### What is required
Without including the pictures, copy out every line below.

### Source data
_ _ _ _ _

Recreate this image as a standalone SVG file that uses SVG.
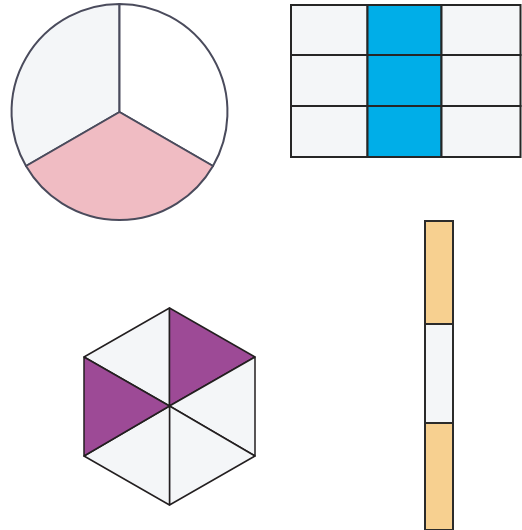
<svg xmlns="http://www.w3.org/2000/svg" width="522" height="530" viewBox="0 0 522 530">
<style>
.pie{stroke:#4a4b5c;stroke-width:2;stroke-linejoin:round}
.grid{stroke:#262626;stroke-width:2}
.hex{stroke:#231f20;stroke-width:1.5;stroke-linejoin:round}
.bar{stroke:#2b2b2b;stroke-width:2}
.lt{fill:#f4f6f8}
.wh{fill:#ffffff}
.pk{fill:#f0bcc3}
.bl{fill:#00aee8}
.pu{fill:#9d4a96}
.or{fill:#f7d090}
</style>
<g id="pie">
<path class="pie lt" d="M119.5,112 L119.5,4 A108,108 0 0 0 26,166 Z"/>
<path class="pie wh" d="M119.5,112 L119.5,4 A108,108 0 0 1 213,166 Z"/>
<path class="pie pk" d="M119.5,112 L26,166 A108,108 0 0 0 213,166 Z"/>
</g>
<g id="grid">
<rect class="grid lt" x="291" y="5" width="76.5" height="50"/>
<rect class="grid bl" x="367.5" y="5" width="74" height="50"/>
<rect class="grid lt" x="441.5" y="5" width="79" height="50"/>
<rect class="grid lt" x="291" y="55" width="76.5" height="51"/>
<rect class="grid bl" x="367.5" y="55" width="74" height="51"/>
<rect class="grid lt" x="441.5" y="55" width="79" height="51"/>
<rect class="grid lt" x="291" y="106" width="76.5" height="51"/>
<rect class="grid bl" x="367.5" y="106" width="74" height="51"/>
<rect class="grid lt" x="441.5" y="106" width="79" height="51"/>
</g>
<g id="hexagon">
<polygon class="hex lt" points="169.5,406 169.5,308 84,357"/>
<polygon class="hex pu" points="169.5,406 169.5,308 255,357"/>
<polygon class="hex lt" points="169.5,406 255,357 255,456"/>
<polygon class="hex lt" points="169.5,406 255,456 169.5,505"/>
<polygon class="hex lt" points="169.5,406 169.5,505 84,456"/>
<polygon class="hex pu" points="169.5,406 84,456 84,357"/>
</g>
<g id="bar">
<rect class="bar or" x="425" y="221" width="28" height="103"/>
<rect class="bar lt" x="425" y="324" width="28" height="99"/>
<rect class="bar or" x="425" y="423" width="28" height="107"/>
</g>
<g id="connectors"></g>
</svg>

_ _ _ _ _

### Task response
Recreate this image as a standalone SVG file that uses SVG.
<svg xmlns="http://www.w3.org/2000/svg" width="522" height="530" viewBox="0 0 522 530">
<style>
.pie{stroke:#4a4b5c;stroke-width:2;stroke-linejoin:round}
.grid{stroke:#262626;stroke-width:2}
.hex{stroke:#231f20;stroke-width:1.5;stroke-linejoin:round}
.bar{stroke:#2b2b2b;stroke-width:2}
.lt{fill:#f4f6f8}
.wh{fill:#ffffff}
.pk{fill:#f0bcc3}
.bl{fill:#00aee8}
.pu{fill:#9d4a96}
.or{fill:#f7d090}
</style>
<g id="pie">
<path class="pie lt" d="M119.5,112 L119.5,4 A108,108 0 0 0 26,166 Z"/>
<path class="pie wh" d="M119.5,112 L119.5,4 A108,108 0 0 1 213,166 Z"/>
<path class="pie pk" d="M119.5,112 L26,166 A108,108 0 0 0 213,166 Z"/>
</g>
<g id="grid">
<rect class="grid lt" x="291" y="5" width="76.5" height="50"/>
<rect class="grid bl" x="367.5" y="5" width="74" height="50"/>
<rect class="grid lt" x="441.5" y="5" width="79" height="50"/>
<rect class="grid lt" x="291" y="55" width="76.5" height="51"/>
<rect class="grid bl" x="367.5" y="55" width="74" height="51"/>
<rect class="grid lt" x="441.5" y="55" width="79" height="51"/>
<rect class="grid lt" x="291" y="106" width="76.5" height="51"/>
<rect class="grid bl" x="367.5" y="106" width="74" height="51"/>
<rect class="grid lt" x="441.5" y="106" width="79" height="51"/>
</g>
<g id="hexagon">
<polygon class="hex lt" points="169.5,406 169.5,308 84,357"/>
<polygon class="hex pu" points="169.5,406 169.5,308 255,357"/>
<polygon class="hex lt" points="169.5,406 255,357 255,456"/>
<polygon class="hex lt" points="169.5,406 255,456 169.5,505"/>
<polygon class="hex lt" points="169.5,406 169.5,505 84,456"/>
<polygon class="hex pu" points="169.5,406 84,456 84,357"/>
</g>
<g id="bar">
<rect class="bar or" x="425" y="221" width="28" height="103"/>
<rect class="bar lt" x="425" y="324" width="28" height="99"/>
<rect class="bar or" x="425" y="423" width="28" height="107"/>
</g>
<g id="connectors"></g>
</svg>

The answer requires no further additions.